Below are the records; collect from them each line containing the string "this".
***** EXERCISE INPUT
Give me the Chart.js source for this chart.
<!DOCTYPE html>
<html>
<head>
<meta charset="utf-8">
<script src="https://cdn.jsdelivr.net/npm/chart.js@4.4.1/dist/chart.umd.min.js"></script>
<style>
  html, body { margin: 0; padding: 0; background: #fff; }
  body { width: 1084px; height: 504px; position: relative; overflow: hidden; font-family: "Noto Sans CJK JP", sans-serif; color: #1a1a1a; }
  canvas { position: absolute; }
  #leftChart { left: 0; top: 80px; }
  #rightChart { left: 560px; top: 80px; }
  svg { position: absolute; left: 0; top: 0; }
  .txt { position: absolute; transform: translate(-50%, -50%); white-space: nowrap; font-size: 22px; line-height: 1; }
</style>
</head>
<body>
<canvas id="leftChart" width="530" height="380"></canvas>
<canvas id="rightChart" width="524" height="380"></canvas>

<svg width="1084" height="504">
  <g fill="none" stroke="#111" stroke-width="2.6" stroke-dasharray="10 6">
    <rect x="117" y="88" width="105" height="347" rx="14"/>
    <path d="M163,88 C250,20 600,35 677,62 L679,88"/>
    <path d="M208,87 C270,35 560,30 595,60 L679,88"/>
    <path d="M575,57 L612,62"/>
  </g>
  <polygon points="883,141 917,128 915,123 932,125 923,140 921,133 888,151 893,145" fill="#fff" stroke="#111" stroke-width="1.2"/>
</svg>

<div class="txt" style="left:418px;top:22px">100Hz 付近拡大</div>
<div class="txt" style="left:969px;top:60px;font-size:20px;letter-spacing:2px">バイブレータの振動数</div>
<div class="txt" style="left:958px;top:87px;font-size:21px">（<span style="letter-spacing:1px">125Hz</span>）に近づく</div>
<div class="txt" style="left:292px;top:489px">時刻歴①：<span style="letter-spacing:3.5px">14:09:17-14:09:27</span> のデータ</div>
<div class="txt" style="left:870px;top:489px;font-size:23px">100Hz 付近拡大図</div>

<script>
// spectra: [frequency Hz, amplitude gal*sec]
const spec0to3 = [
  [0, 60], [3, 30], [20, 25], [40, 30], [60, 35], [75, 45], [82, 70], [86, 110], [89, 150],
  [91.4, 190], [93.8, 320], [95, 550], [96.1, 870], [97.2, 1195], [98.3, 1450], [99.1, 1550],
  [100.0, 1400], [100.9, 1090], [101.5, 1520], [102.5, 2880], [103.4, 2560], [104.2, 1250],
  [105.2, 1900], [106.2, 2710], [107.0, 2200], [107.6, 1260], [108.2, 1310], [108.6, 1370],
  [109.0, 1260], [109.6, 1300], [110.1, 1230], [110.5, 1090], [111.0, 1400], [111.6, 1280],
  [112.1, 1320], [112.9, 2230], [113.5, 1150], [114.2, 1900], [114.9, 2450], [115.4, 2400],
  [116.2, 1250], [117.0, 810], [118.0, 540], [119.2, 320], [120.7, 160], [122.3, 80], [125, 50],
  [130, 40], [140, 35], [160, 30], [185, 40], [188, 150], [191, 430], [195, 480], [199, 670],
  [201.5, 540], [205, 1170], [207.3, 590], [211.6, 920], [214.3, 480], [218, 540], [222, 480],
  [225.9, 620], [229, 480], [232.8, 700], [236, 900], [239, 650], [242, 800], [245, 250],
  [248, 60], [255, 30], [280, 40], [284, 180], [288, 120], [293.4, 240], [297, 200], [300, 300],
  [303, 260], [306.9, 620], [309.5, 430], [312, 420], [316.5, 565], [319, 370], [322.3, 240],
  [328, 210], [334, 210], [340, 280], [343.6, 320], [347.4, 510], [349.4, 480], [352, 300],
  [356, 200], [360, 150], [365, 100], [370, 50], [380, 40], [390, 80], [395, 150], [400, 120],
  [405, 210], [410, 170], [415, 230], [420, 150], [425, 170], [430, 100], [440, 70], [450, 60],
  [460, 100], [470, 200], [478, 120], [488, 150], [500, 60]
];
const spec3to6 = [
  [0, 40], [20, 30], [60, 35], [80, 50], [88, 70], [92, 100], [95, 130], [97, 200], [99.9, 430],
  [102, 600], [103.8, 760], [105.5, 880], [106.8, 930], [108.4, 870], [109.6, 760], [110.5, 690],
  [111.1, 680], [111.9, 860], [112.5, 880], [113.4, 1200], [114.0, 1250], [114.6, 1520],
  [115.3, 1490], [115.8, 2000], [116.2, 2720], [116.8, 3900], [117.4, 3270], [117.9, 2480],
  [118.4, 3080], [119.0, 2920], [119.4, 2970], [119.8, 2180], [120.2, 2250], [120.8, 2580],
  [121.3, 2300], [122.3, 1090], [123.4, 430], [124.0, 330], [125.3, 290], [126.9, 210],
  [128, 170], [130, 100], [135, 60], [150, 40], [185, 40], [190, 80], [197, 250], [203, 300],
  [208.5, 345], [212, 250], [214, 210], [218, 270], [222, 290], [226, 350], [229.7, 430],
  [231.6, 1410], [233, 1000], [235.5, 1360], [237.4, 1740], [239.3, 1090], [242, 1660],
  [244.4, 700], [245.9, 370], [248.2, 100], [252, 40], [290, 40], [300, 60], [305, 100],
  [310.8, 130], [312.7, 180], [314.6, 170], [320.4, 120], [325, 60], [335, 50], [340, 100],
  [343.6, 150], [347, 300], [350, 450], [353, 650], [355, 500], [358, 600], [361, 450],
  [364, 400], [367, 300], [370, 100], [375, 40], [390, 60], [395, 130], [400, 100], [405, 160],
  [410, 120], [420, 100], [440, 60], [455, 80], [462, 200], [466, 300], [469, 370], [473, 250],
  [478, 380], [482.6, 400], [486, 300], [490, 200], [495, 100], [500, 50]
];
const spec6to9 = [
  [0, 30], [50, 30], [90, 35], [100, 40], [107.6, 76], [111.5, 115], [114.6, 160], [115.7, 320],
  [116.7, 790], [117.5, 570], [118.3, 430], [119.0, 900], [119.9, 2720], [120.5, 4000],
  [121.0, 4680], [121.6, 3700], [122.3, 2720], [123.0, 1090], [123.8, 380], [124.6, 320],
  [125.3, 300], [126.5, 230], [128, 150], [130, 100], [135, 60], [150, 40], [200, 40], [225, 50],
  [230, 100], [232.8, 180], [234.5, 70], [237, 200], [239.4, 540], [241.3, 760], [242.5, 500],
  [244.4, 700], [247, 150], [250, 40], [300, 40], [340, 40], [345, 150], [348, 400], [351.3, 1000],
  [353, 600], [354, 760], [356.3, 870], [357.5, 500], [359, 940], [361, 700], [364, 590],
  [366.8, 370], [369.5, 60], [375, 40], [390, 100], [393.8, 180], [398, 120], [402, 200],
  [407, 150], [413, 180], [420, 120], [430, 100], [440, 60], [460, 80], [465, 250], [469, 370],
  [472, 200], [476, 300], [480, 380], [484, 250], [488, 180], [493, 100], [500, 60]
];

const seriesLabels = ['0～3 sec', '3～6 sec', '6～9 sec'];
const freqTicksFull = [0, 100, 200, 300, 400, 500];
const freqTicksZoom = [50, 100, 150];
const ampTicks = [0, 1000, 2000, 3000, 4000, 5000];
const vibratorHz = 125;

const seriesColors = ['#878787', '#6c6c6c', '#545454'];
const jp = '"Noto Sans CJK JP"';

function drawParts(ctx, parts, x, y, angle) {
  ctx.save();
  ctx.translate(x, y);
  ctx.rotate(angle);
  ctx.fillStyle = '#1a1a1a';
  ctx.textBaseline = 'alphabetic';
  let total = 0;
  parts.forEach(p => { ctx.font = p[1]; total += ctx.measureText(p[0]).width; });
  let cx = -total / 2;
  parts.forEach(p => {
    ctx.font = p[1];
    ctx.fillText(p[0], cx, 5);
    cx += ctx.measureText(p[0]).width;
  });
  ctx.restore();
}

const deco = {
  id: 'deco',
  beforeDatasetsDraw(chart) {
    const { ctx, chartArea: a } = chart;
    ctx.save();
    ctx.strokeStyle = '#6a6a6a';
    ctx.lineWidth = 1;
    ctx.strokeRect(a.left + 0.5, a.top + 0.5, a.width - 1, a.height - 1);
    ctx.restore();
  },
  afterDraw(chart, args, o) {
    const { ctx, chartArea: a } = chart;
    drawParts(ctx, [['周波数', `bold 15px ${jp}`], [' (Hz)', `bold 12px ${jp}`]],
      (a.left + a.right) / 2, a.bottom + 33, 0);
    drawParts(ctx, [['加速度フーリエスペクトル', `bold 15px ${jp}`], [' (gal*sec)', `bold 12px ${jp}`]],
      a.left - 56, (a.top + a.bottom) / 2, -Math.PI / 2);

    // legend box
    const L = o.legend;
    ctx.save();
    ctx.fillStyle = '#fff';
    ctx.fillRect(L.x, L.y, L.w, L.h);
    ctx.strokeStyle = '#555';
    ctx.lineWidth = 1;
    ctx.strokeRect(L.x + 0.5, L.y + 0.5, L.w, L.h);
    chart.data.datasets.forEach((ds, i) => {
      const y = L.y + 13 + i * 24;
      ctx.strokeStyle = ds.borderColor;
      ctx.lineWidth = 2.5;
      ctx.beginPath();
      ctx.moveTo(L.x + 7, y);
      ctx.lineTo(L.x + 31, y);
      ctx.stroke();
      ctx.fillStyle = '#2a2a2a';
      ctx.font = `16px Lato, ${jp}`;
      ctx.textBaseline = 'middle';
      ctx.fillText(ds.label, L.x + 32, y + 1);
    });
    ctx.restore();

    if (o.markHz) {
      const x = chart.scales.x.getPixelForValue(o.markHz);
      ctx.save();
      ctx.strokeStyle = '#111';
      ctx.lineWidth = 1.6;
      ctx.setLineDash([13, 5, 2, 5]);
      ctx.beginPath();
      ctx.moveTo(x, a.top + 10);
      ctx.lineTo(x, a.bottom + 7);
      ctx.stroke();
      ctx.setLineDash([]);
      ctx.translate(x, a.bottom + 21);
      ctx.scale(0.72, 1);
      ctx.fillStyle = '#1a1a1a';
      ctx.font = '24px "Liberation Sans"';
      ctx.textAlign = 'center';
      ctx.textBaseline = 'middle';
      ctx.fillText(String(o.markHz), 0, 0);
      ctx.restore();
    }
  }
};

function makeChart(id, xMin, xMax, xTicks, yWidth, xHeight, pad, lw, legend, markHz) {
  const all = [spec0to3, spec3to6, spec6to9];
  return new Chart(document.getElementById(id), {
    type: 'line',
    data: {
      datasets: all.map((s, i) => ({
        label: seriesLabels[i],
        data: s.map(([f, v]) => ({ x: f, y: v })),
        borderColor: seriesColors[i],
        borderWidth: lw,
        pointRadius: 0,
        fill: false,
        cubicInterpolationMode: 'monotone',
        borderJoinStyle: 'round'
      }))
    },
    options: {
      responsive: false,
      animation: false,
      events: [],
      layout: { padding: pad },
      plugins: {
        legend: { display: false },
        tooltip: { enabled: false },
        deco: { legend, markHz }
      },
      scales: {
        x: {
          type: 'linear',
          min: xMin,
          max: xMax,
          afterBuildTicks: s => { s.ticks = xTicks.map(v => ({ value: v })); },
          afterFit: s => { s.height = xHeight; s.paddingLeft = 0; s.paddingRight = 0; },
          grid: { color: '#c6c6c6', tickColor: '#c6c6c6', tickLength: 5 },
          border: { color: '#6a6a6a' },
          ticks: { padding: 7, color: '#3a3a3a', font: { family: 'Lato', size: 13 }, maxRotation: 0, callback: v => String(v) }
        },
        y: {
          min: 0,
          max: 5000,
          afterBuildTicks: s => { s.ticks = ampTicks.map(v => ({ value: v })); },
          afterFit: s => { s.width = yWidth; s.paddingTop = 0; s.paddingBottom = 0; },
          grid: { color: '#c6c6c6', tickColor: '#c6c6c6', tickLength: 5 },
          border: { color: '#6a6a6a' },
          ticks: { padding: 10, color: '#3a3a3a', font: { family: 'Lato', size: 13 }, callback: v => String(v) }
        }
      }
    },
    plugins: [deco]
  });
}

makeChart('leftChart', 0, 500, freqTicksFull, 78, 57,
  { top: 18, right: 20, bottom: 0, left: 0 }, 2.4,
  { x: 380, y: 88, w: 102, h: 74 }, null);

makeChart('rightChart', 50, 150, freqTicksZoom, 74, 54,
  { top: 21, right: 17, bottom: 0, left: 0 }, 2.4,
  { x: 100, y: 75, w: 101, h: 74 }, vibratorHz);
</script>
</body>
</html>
**********
***** EXERCISE INPUT
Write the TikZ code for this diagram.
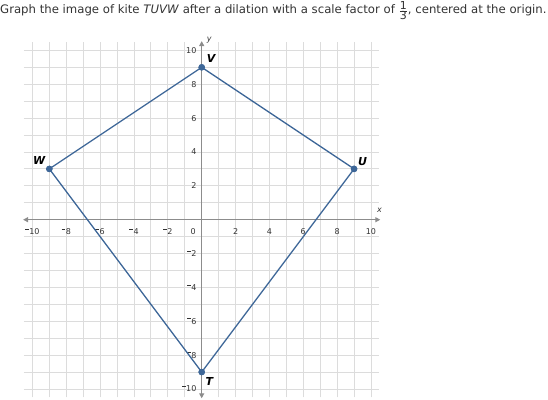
**********
_RESPONSE_
Give me the Chart.js source for this chart.
Write the TikZ code for this diagram.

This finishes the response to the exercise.